• Prompt
Pick out each line containing the string "this" and copy it.

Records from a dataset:
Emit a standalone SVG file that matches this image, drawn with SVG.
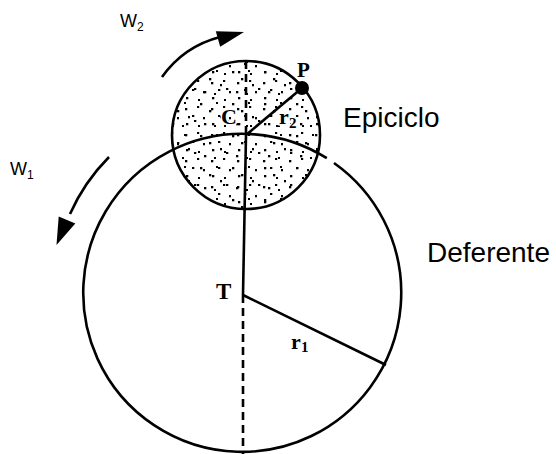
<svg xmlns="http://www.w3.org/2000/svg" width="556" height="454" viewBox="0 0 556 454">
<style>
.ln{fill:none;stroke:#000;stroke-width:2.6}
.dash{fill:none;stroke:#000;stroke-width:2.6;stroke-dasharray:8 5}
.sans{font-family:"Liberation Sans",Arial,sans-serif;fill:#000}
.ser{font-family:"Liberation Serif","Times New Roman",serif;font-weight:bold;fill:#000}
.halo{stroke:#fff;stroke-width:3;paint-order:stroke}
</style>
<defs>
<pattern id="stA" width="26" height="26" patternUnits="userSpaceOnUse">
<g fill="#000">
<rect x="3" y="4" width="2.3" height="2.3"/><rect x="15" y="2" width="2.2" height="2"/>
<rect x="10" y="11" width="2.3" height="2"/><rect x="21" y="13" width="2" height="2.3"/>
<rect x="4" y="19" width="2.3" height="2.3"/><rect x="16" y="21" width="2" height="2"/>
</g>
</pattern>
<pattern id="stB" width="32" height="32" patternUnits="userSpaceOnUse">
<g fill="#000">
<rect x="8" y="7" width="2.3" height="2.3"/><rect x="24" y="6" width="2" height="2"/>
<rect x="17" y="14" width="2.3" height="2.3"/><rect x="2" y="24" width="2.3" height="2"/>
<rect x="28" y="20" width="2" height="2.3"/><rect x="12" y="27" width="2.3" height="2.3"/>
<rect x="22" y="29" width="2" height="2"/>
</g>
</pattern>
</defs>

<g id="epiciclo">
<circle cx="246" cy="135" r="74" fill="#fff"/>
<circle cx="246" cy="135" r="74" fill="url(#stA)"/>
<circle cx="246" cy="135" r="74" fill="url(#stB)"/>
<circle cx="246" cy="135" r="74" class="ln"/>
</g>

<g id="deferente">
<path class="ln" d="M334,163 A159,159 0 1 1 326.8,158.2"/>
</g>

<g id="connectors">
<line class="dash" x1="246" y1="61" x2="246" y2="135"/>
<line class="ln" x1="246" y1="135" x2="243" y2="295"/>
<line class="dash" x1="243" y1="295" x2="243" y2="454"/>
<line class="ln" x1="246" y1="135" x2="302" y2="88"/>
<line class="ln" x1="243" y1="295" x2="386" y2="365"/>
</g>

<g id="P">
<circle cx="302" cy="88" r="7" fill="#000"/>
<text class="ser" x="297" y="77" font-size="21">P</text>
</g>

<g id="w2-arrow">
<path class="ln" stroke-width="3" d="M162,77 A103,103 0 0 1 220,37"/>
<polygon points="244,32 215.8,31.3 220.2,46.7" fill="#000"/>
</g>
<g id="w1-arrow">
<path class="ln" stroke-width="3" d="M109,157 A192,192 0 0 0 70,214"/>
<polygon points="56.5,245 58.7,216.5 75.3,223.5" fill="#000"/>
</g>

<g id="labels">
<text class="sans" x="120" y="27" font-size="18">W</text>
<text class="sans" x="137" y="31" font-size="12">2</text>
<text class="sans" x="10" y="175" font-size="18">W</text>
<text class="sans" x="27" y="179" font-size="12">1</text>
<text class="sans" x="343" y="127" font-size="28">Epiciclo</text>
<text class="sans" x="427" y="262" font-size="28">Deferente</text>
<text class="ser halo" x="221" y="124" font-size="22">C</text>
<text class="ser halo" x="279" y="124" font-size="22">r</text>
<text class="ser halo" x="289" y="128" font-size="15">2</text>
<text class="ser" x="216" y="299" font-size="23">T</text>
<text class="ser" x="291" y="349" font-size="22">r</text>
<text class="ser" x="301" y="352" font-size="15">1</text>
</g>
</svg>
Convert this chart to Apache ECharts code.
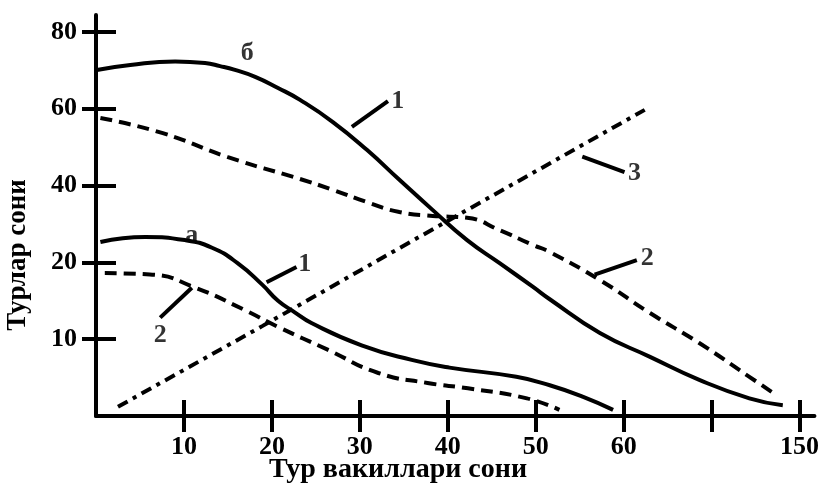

• Reply
Emit a standalone SVG file that matches this image, drawn with SVG.
Convert this chart to Apache ECharts code.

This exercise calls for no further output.